#### [Recorded information]
------------------------------------
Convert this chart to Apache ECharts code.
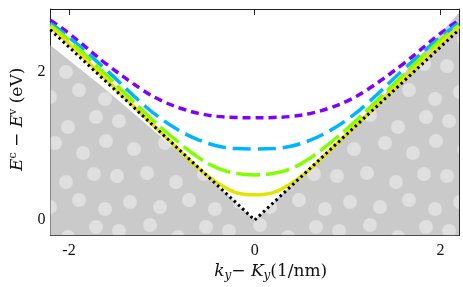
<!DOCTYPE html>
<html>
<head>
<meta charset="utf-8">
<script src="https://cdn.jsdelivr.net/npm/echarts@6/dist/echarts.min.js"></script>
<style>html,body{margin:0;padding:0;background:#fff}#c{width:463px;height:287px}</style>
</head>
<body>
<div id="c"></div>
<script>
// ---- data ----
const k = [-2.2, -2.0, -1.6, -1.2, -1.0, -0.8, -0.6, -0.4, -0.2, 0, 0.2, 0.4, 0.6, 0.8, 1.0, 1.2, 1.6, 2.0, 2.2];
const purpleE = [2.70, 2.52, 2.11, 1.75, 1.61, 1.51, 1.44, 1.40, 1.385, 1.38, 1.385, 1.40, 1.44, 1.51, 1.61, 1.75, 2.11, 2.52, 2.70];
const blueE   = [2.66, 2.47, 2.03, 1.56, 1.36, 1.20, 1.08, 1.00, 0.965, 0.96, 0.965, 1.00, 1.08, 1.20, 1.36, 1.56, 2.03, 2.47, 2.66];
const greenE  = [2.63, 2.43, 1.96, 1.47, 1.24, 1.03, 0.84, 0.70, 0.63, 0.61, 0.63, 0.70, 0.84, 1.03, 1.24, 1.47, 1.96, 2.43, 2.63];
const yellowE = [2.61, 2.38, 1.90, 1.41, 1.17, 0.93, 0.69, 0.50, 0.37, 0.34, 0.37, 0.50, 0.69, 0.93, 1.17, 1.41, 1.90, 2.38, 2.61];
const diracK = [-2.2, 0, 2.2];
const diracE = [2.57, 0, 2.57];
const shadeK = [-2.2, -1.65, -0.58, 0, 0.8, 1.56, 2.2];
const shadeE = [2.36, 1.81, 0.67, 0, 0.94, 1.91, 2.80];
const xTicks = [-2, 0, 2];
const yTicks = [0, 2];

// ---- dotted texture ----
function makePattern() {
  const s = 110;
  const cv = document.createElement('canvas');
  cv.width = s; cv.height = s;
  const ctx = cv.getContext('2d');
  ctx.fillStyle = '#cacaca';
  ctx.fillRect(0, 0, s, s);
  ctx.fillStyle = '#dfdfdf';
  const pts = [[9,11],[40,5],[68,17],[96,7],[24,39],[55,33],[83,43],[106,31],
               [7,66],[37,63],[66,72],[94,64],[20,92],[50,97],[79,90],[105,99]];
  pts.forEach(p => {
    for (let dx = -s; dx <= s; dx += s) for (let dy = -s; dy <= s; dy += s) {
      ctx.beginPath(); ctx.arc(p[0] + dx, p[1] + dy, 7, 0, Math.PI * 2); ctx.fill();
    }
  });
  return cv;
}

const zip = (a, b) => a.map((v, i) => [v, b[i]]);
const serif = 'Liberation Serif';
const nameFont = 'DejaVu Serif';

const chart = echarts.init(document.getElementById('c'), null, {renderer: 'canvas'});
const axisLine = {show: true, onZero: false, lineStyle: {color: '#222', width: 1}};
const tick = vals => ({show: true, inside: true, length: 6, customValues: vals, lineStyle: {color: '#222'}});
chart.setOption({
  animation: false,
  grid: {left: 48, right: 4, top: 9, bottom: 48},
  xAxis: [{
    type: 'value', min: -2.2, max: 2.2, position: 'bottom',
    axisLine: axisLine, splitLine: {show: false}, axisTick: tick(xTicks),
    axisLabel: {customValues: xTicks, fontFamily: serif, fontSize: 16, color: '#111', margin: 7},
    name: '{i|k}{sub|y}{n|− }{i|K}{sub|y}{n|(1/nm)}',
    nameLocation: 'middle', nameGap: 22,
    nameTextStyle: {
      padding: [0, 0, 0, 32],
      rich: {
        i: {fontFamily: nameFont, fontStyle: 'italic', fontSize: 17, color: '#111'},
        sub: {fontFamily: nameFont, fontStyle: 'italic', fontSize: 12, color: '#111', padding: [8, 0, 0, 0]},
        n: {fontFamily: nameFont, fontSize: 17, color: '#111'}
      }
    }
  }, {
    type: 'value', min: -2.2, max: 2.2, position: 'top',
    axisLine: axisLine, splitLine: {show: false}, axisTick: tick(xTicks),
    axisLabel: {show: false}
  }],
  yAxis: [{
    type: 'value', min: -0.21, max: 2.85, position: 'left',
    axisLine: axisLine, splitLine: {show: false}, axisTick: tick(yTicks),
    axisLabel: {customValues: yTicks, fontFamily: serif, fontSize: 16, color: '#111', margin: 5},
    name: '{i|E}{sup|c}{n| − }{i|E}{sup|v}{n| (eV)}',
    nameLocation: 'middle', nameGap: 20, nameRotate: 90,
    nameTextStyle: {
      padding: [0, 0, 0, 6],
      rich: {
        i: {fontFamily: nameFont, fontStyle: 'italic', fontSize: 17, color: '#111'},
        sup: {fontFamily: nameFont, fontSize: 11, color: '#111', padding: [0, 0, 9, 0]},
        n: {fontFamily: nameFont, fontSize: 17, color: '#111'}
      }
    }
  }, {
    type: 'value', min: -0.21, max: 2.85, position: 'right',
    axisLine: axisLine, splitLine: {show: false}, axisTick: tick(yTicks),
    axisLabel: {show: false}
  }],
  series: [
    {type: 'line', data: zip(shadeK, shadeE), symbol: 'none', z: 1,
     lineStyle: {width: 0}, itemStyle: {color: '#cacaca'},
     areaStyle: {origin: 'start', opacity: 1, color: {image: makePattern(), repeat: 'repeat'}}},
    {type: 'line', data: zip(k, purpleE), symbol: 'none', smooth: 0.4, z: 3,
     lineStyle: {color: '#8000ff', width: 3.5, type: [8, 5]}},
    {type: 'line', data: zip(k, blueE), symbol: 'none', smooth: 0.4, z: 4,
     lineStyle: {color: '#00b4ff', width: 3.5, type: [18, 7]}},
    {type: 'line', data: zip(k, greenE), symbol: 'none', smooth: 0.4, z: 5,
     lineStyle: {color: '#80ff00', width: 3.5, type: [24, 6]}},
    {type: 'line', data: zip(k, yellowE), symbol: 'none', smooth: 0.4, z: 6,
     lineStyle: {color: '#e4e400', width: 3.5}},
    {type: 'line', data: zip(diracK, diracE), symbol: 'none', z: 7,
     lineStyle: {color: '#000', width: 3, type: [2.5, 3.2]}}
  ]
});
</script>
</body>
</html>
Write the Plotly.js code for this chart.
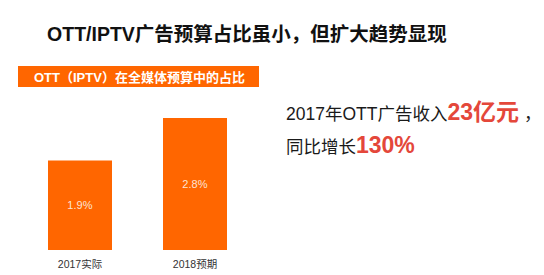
------------------------------------
#### [Exercise details]
Pull out each line containing the word "this" and copy it.

#### [Output of the exercise]
Convert this chart to Apache ECharts code.
Write the Plotly.js code for this chart.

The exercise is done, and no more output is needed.